An author who assures you that he writes for himself alone and that he does not care whether he is heard or not is a boaster and is deceiving either himself or you.

François Mauriac

There’s no room for a reader in your mind: you don’t think of anything but the language you’re in.

E. L. Doctorow

Readers, after all, are making the world with you. You give them the materials, but it’s the readers who build that world in their own minds.

Ursula K. Le Guin

It is the business of the writer to hide the fact that writing is his business. Readers are not interested in the mechanics of authorship.

A. A. Milne

The process of writing is something in which a writer’s whole personality plays a part. A writer writes not only with his ideas but also with his instincts, with his intuition. The dark side of a personality also plays a very important role in the process of writing a book. The rational factor is something of which the writer is not totally aware. And so when a writer gives testimony about his books, he does it in a particularly subjective way. He gives a clear picture of only what he wanted to do, which rarely coincides with what he actually did. That is why a reader is sometimes in a better position to judge what a writer has done than the writer himself.

Mario Vargas Llosa

For the love of God don’t condescend! Don’t assume the attitude of saying, “See how clever I am, and what fun everybody else is!”

Charles Dickens,
IN A LETTER TO Frank Stone (1857)

Crass stupidities shall not be played upon the reader … by either the author or the people in the tale.

The personages of a tale shall confine themselves to possibilities and let miracles alone; or, if they venture a miracle, the author must so plausibly set it forth as to make it look possible and reasonable.

The author shall make the reader feel a deep interest in the personages of his tale and in their fate.

Mark Twain

There should be two main objects in ordinary prose writing: to convey a message, and to include in it nothing that will distract the reader’s attention or check his habitual pace of reading—he should feel that he is seated at ease in a taxi, not riding a temperamental horse through traffic.

Robert Graves AND Alan Hodge

Never tell your reader what your story is about.
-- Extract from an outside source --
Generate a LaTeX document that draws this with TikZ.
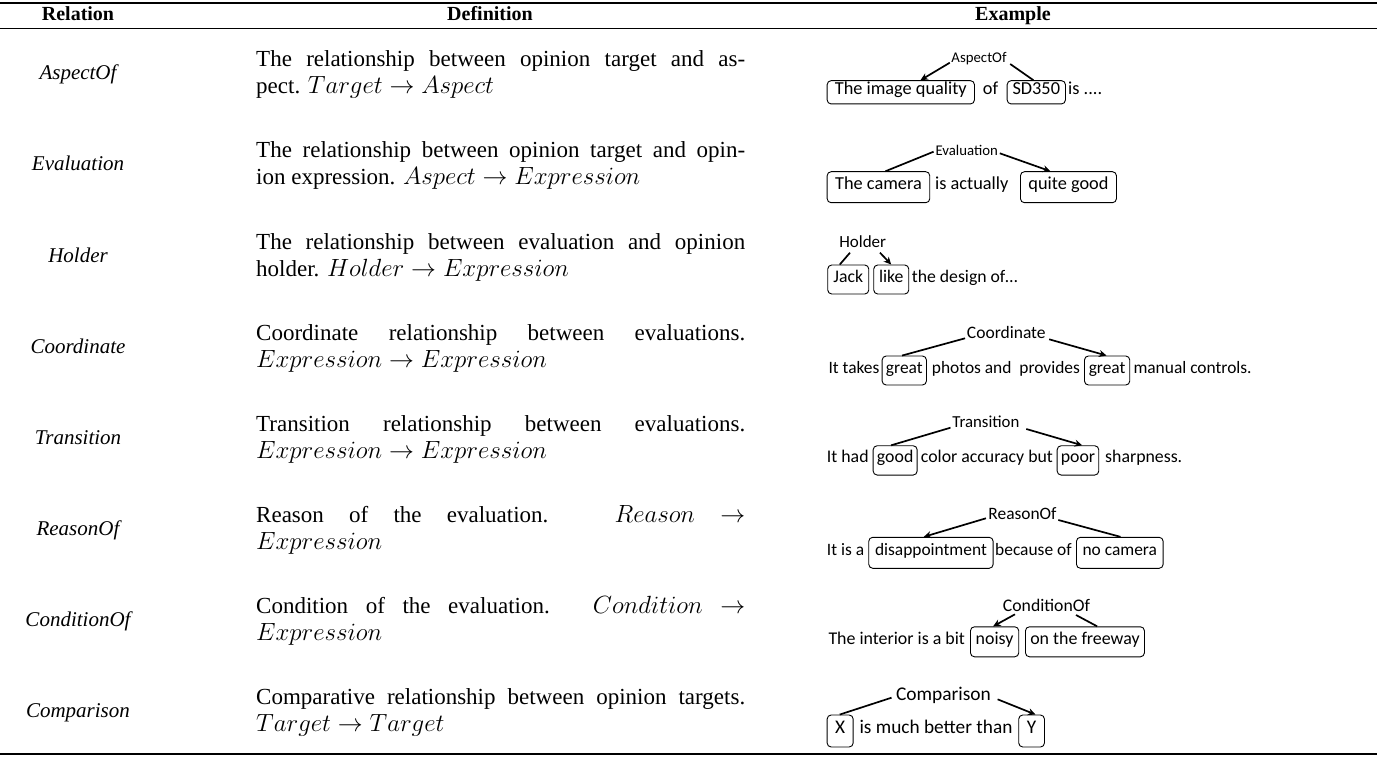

Reading is a participatory sport. People do it because they are intelligent and enjoy figuring things out for themselves.

George V. Higgins

What lasts in the reader’s mind is not the phrase but the effect the phrase created: laughter, tears, pain, joy. If the phrase is not affecting the reader, what’s it doing there? Make it do its job or cut it without mercy or remorse.

Isaac Asimov

I want the reader to turn the page and keep on turning to the end. This is accomplished only when the narrative moves steadily ahead, not when it comes to a weary standstill, overloaded with every item uncovered in the research.

Barbara Tuchman

KURT VONNEGUT used to say to his class at Iowa, “You’ve got to be a good date for the reader.”

John Casey

An author ought to write for the youth of his own generation, the critics of the next, and the schoolmasters of ever afterward.

F. Scott Fitzgerald

The author makes his readers, just as he makes his characters.

Henry James

The man who writes for fools is always sure of a large audience.

Arthur Schopenhauer

When you endeavor to be funny in every line you place an intolerable burden not only on yourself but on the reader. You have to allow the reader to breathe.

S. J. Perelman

A sentence may be as long as the writer pleases, provided that he confines it to a single connected range of ideas, and by careful punctuation prevents the reader from finding it either tedious or confusing.

Robert Graves AND Alan Hodge

The ordinary reader can only take in so many words in one gulp before his eyes come to a brief rest at a period. If the sentence has 30 words, he may have to pause for a moment and think. If it has over 40, chances are he’s been unable to take in the full meaning.

Rudolf Flesch

A writer who questions the capacity of the person at the other end of the line is not a writer at all, merely a schemer.